Building on the success of Microsoft’s ambient listening tech for physicians, Tampa General is extending similar AI tools to nurses to reduce bedside documentation time.
Tampa General Hospital announced the rollout of Microsoft’s ambient listening capabilities for nurses embedded in Epic’s Rover mobile nursing application. These capabilities aim to reduce the administrative burden on nurses, who studies have shown can spend as much as 15% of their shifts on documentation alone.
The deployment of this new solution, tailored to address the unique needs of bedside nurses, is the academic health system’s latest initiative to harness the power of artificial intelligence (AI) to increase productivity and job satisfaction while enhancing patient experience and quality of care.

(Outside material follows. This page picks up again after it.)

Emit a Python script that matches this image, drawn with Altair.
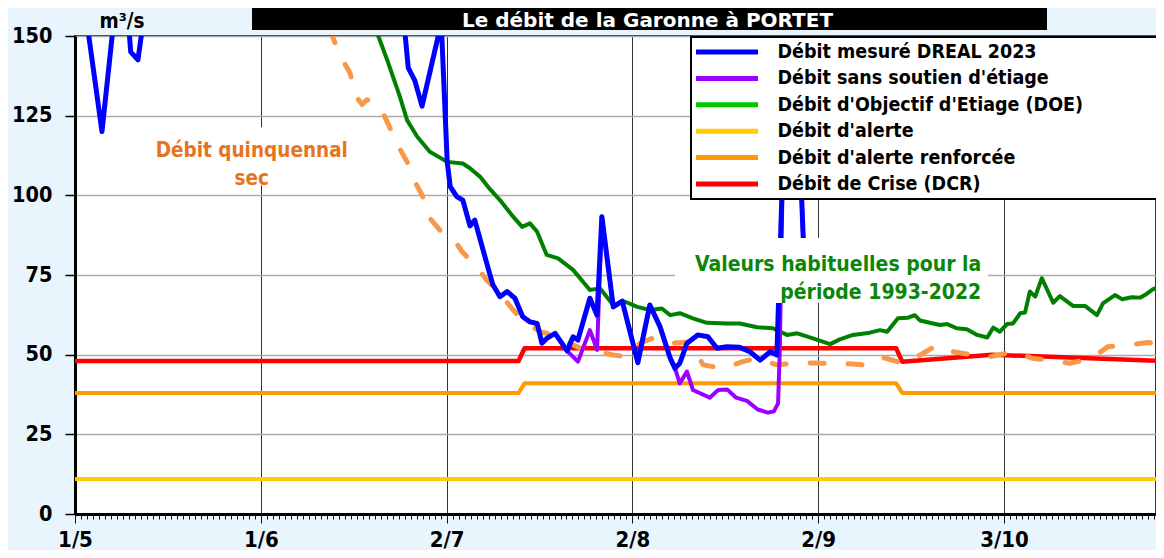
import json
import altair as alt
import pandas as pd

FONT = "DejaVu Sans Condensed, DejaVu Sans"

# ---------------- axis / categories ----------------
# x positions are days counted from 1 May 2023
tick_days = [0, 31, 62, 93, 124, 155]
tick_labels = ["1/5", "1/6", "2/7", "2/8", "2/9", "3/10"]
x_domain = [0, 180.35]
y_ticks = [0, 25, 50, 75, 100, 125, 150]

series_names = [
    "Débit mesuré DREAL 2023",
    "Débit sans soutien d'étiage",
    "Débit d'Objectif d'Etiage (DOE)",
    "Débit d'alerte",
    "Débit d'alerte renforcée",
    "Débit de Crise (DCR)",
]
legend_colors = ["#0000FF", "#9900FF", "#00C800", "#FFCC00", "#FF9900", "#FF0000"]

# ---------------- series ----------------
mesure_days = [0.0, 2.3, 4.5, 6.2, 7.5, 9.0, 9.3, 10.5, 11.2, 12.5, 17.5, 25.9, 37.5, 47.5, 54.2,
               55.1, 55.6, 56.7, 57.9, 60.6, 60.9, 61.2, 62.1, 62.6, 63.7, 64.7, 65.9, 66.7, 68.4,
               69.7, 70.9, 72.1, 73.4, 74.7, 75.9, 77.1, 77.9, 78.7, 80.1, 82.1, 83.1, 83.9, 85.9,
               87.1, 87.9, 89.8, 91.3, 93.9, 95.9, 97.6, 99.3, 100.1, 100.9, 102.1, 103.9, 105.6,
               107.1, 108.8, 110.9, 112.6, 114.3, 116.0, 117.1, 118.1, 118.6, 120.5, 121.0, 121.5]
mesure_vals = [185, 150, 120, 150, 168, 152, 145, 142.5, 152, 172, 200, 215, 195, 175, 160,
               150, 140, 136, 128, 150, 153, 150, 110.5, 102.7, 99.6, 98.5, 90.4, 92.2, 80.7,
               72, 68.2, 69.8, 67.7, 61.9, 60.3, 59.8, 53.6, 55.1, 56.7, 51.2, 55.6, 54.6, 67.7,
               62.4, 93.3, 65, 66.8, 47.5, 65.6, 58.8, 48.9, 45.7, 47.3, 53.6, 56.2, 55.6,
               52, 52.5, 52.3, 50.9, 48.3, 50.9, 49.9, 110, 165, 170, 110, 86.5]

sans_soutien_days = [80.1, 82.1, 83.9, 85.9, 87.1, 87.9, 89.8, 91.3, 93.9, 95.9, 97.6, 99.3, 100.1,
                     100.9, 102.1, 103.1, 105.9, 107.3, 108.8, 110.3, 112.1, 113.9, 115.6, 116.6,
                     117.3, 117.6, 118.1, 118.6, 120.5, 121.0, 121.5]
sans_soutien_vals = [56.7, 51.2, 47.8, 57.7, 51.5, 93.3, 65, 66.8, 47.5, 65.6, 58.8, 48.9, 45.7,
                     41, 44.7, 38.9, 36.5, 38.9, 39.1, 36.5, 35.5, 32.8, 31.8, 32.2,
                     34.7, 52.5, 110, 165, 170, 110, 86.5]

doe_days = [0, 20.9, 37.5, 45.9, 49.2, 50.6, 52.1, 54.2, 55.4, 57.1, 59.2, 62.1, 64.7, 65.9, 67.6,
            69.2, 70.9, 73.1, 74.6, 75.9, 77.1, 78.7, 80.6, 83.1, 85.9, 87.6, 89.8, 91.8, 93.8,
            95.9, 97.9, 99.3, 100.9, 103.1, 105.4, 108.8, 110.9, 113.8, 116.4, 118.8, 120.5,
            123.1, 126.0, 127.6, 129.8, 132.6, 134.3, 135.5, 137.3, 139.0, 140.1, 141.0, 142.6,
            144.3, 145.5, 147.1, 148.8, 150.5, 152.2, 153.2, 154.3, 155.5, 156.5, 157.7, 158.5,
            159.3, 160.2, 161.3, 163.2, 164.3, 166.5, 168.5, 170.5, 171.5, 173.5, 174.7, 176.3,
            177.7, 178.5, 179.8, 181.0, 182.7]
doe_vals = [260, 210, 180, 162, 155, 150, 142.4, 131, 123.6, 118.4, 113.7, 110.5, 110, 108.5, 105.8,
            102, 98.5, 93.3, 90.1, 91.2, 88.6, 81.3, 80.2, 76.6, 70.3, 70.8, 65.6, 66.6, 65,
            64, 64.5, 62.4, 63, 61.4, 60, 59.8, 59.8, 58.6, 58.3, 56.2, 56.7,
            55.1, 53.3, 54.8, 56.2, 56.9, 57.7, 57.2, 61.4, 61.6, 62.4, 60.7, 60,
            59.3, 59.6, 58.3, 58, 56.2, 55.4, 58.5, 57.2, 59.6, 59.8, 63, 63.2,
            69.8, 68.2, 74, 66.3, 68.4, 65.3, 65.3, 62.4, 66.1, 68.7, 67.4, 68,
            67.9, 68.7, 70.5, 71.5, 70.8]

alerte_days = [0, 182.7]
alerte_vals = [11, 11]

renforcee_days = [0, 74, 75, 137, 138, 182.7]
renforcee_vals = [38, 38, 41, 41, 38, 38]

crise_days = [0, 74, 75, 137, 138, 153, 182.7]
crise_vals = [48, 48, 52, 52, 47.8, 50, 47.9]

quinq_days = [42.5, 44.2, 45.9, 46.9, 47.9, 48.7, 50.9, 52.2, 53.7, 55.4, 56.4, 57.9, 59.2, 60.9,
              63.1, 64.6, 67.1, 68.7, 70.9, 73.1, 75.4, 77.6, 79.7, 82.1, 84.3, 87.1, 89.8, 91.8,
              94.3, 96.8, 99.6, 102.6, 104.8, 108.1, 111.4, 113.8, 117.1, 121.0, 124.3, 127.6,
              131.5, 134.3, 138.1, 141.0, 143.8, 146.5, 149.8, 152.7, 156.5, 159.7, 162.7, 166.0,
              169.7, 172.3, 175.7, 179.0, 182.7]
quinq_vals = [152, 144, 138.3, 131, 128.5, 130, 127.8, 122.6, 116.3, 110.5, 105.3, 100.1, 92.8, 89,
              86.5, 82.3, 77.3, 73.4, 69.2, 64, 59.8, 57.2, 56.2, 54.1, 52, 50.9, 49.9, 49.4,
              53.6, 55.5, 53.6, 54, 46.8, 45.7, 47.8, 48.9, 46.8, 47.5, 47.3, 47.3,
              46.8, 49.4, 47.3, 49.9, 53, 50.9, 49.9, 49.4, 50.9, 48.9, 48.3, 47.3,
              48.9, 52.5, 53, 53.8, 53]

# ---------------- annotations ----------------
title_text = "Le débit de la Garonne à PORTET"
note1_text = "Débit quinquennal\nsec"
note1_day, note1_val = 29.5, 112.0
note2_text = "Valeurs habituelles pour la\npériode 1993-2022"
note2_day, note2_val = 151.2, 76.2
box_day0 = [11.7, 100.1]
box_day1 = [47.2, 152.3]
box_val0 = [121.4, 86.6]
box_val1 = [103.2, 66.2]

# ---------------- encodings ----------------
month_days = json.dumps(tick_days)
is_month = f"indexof({month_days}, datum.value) >= 0"
label_expr = f"{is_month} ? {json.dumps(tick_labels)}[indexof({month_days}, datum.value)] : ''"

x_scale = alt.Scale(domain=x_domain, nice=False, zero=False)
y_scale = alt.Scale(domain=[0, 150], nice=False, zero=False)

x_axis = alt.Axis(
    values=list(range(0, 181)), labelExpr=label_expr, labelOverlap=False, labelFlush=False,
    title=None, labelFont=FONT, labelFontSize=22, labelFontWeight="bold", labelColor="black",
    labelBaseline="alphabetic", labelPadding=23,
    tickSize={"condition": {"test": is_month, "value": 9}, "value": 5},
    tickColor="#111111", tickWidth=1,
    grid=True, gridColor="#333333", gridWidth=1,
    gridOpacity={"condition": {"test": is_month, "value": 1}, "value": 0},
    domainColor="black", domainWidth=3,
)
y_axis = alt.Axis(
    values=y_ticks, title="m³/s", titleAngle=0, titleX=46.5, titleY=-9, titleAlign="center",
    titleBaseline="alphabetic", titleFont=FONT, titleFontSize=20.5, titleFontWeight="bold",
    titleColor="black", labelFont=FONT, labelFontSize=21.5, labelFontWeight="bold",
    labelColor="black", labelPadding=13, tickSize=10, tickColor="black", tickWidth=1.5,
    domainColor="black", domainWidth=3, grid=True, gridColor="#ABABAB", gridWidth=1.5,
)

X = alt.X("day:Q", scale=x_scale, axis=x_axis)
Y = alt.Y("value:Q", scale=y_scale, axis=y_axis)


def line_layer(days, vals, color, width, dash=None):
    df = pd.DataFrame({"day": days, "value": vals})
    kw = dict(color=color, strokeWidth=width, clip=True, strokeJoin="round")
    if dash:
        kw.update(strokeDash=dash, strokeCap="round")
    return alt.Chart(df).mark_line(**kw).encode(x=X, y=Y)


alerte = line_layer(alerte_days, alerte_vals, "#FFCC00", 4)
renforcee = line_layer(renforcee_days, renforcee_vals, "#FF9900", 4)
crise = line_layer(crise_days, crise_vals, "#FF0000", 4.5)
doe = line_layer(doe_days, doe_vals, "#008000", 4)
quinq = line_layer(quinq_days, quinq_vals, "#F7984A", 5, dash=[14, 24])
sans_soutien = line_layer(sans_soutien_days, sans_soutien_vals, "#9900FF", 4)
mesure = line_layer(mesure_days, mesure_vals, "#0000FF", 5)

legend_def = alt.Legend(
    orient="none", legendX=616, legendY=1, title=None,
    symbolType="stroke", symbolSize=4096, symbolStrokeWidth=5,
    clipHeight=20, rowPadding=6.4, padding=5, symbolOffset=-4.5, labelOffset=17,
    labelFont=FONT, labelFontSize=19.5, labelFontWeight="bold", labelColor="black",
    labelLimit=2000, labelExpr="pad(datum.label, 42, '\u00a0') + '\u200b'",
    fillColor="white", strokeColor="black",
)
legend_df = pd.DataFrame({"series": series_names, "day": [0.0] * 6, "value": [-50.0] * 6})
legend_layer = alt.Chart(legend_df).mark_line(strokeWidth=5, clip=True).encode(
    x=X, y=Y,
    color=alt.Color("series:N", scale=alt.Scale(domain=series_names, range=legend_colors),
                    legend=legend_def),
)

box_df = pd.DataFrame({"d0": box_day0, "d1": box_day1, "v0": box_val0, "v1": box_val1})
boxes = alt.Chart(box_df).mark_rect(color="white").encode(
    x=alt.X("d0:Q", scale=x_scale, axis=x_axis), x2="d1:Q",
    y=alt.Y("v0:Q", scale=y_scale, axis=y_axis), y2="v1:Q",
)

note1 = alt.Chart(pd.DataFrame({"day": [note1_day], "value": [note1_val], "t": [note1_text]})).mark_text(
    font=FONT, fontSize=20.5, fontWeight="bold", color="#E8731F", align="center",
    baseline="alphabetic", lineBreak="\n", lineHeight=27.5,
).encode(x=X, y=Y, text="t:N")

note2 = alt.Chart(pd.DataFrame({"day": [note2_day], "value": [note2_val], "t": [note2_text]})).mark_text(
    font=FONT, fontSize=21, fontWeight="bold", color="#0A860A", align="right",
    baseline="alphabetic", lineBreak="\n", lineHeight=27.5,
).encode(x=X, y=Y, text="t:N")

title_df = pd.DataFrame({"t": [title_text]})
title_box = alt.Chart(title_df).mark_rect(color="black").encode(
    x=alt.value(177), x2=alt.value(972), y=alt.value(-40), y2=alt.value(-6))
title_lbl = alt.Chart(title_df).mark_text(
    font="DejaVu Sans", fontSize=20, fontWeight="bold", color="white", align="center",
    baseline="alphabetic",
).encode(x=alt.value(572.5), y=alt.value(-9.5), text="t:N")

chart = alt.layer(
    alerte, renforcee, crise, doe, quinq, sans_soutien, mesure, legend_layer,
    boxes, note1, note2, title_box, title_lbl,
).properties(
    width=1081, height=478,
    padding={"left": 67, "top": 28, "right": 0, "bottom": 36},
    autosize=alt.AutoSizeParams(type="none"),
    background="#E9F5FD",
).configure_view(
    fill="white", stroke="#333333", strokeWidth=2,
).configure_legend(
    strokeWidth=2,
)

chart.save("out.html", embed_options={"renderer": "svg", "actions": False})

“Microsoft’s ambient listening technology can give nurses back hours of time per shift that they’d ordinarily spend manually entering data into a computer, and the research shows that this is time they would prefer to spend at the bedside with their patients, upskilling newer nurses and honing their craft,” says Wendi Goodson-Celerin, executive vice president and chief nursing executive at Tampa General, in a release.
Expanding on Deployment with Physicians
Like DAX Copilot, whose ambient listening capabilities are now part of Microsoft Dragon Copilot and became available to more than 500 physicians affiliated with Tampa General in June 2024, the new ambient listening capabilities for nurses can securely capture a patient story, including details of symptoms, observations and experiences and automatically convert it into specialty-specific, clinical summaries in seconds.
“We have long believed that the best, most successful innovations emerge as answers to real-world problems,” says Amit Patel, chief nursing informatics officer at Tampa General, in a release. “When approaching the rollout of ambient technology for nurses, we took a hard look at how we could use existing technology in new ways to drive the most meaningful impact—both for our team members and for patients.”
Within the first few months of implementation, Tampa General aims to strengthen care coordination and free nurses’ time to focus on providing direct care by reducing the time spent charting and closing the time gap between patient assessments and documentation in their charts.
Photo caption: Tampa General Hospital nurse Carlysa Telemaque is one of the early power users on 9A2 using the new Project Nursing artificial intelligence tool by Microsoft for bedside documentation of patient care.